Re: [R] Troubleshooting sweave

2010-11-11 Thread Duncan Murdoch

sachinthaka.abeyward...@allianz.com.au wrote:

Hi All,

I've reproduced the example from Prof. Friedrich Leisch's webpage. When I
write sweave("Example-1.Snw") OR sweave("Example-1.Rnw"), (yes, I renamed
them).

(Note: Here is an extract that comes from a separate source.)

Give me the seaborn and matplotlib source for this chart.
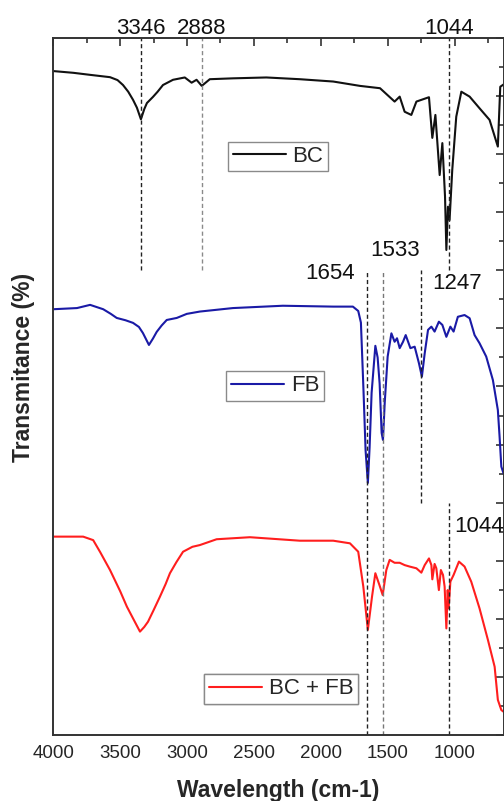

I get the following error:

Writing to file example-1.tex
Processing code chunks ...
 1 : echo term verbatim

Error:  chunk 1
Error in library(ctest) : there is no package called 'ctest'

Also while I'm at it, is there an R command to compile the tex file as a
pdf or does the Sweave() function do that for me?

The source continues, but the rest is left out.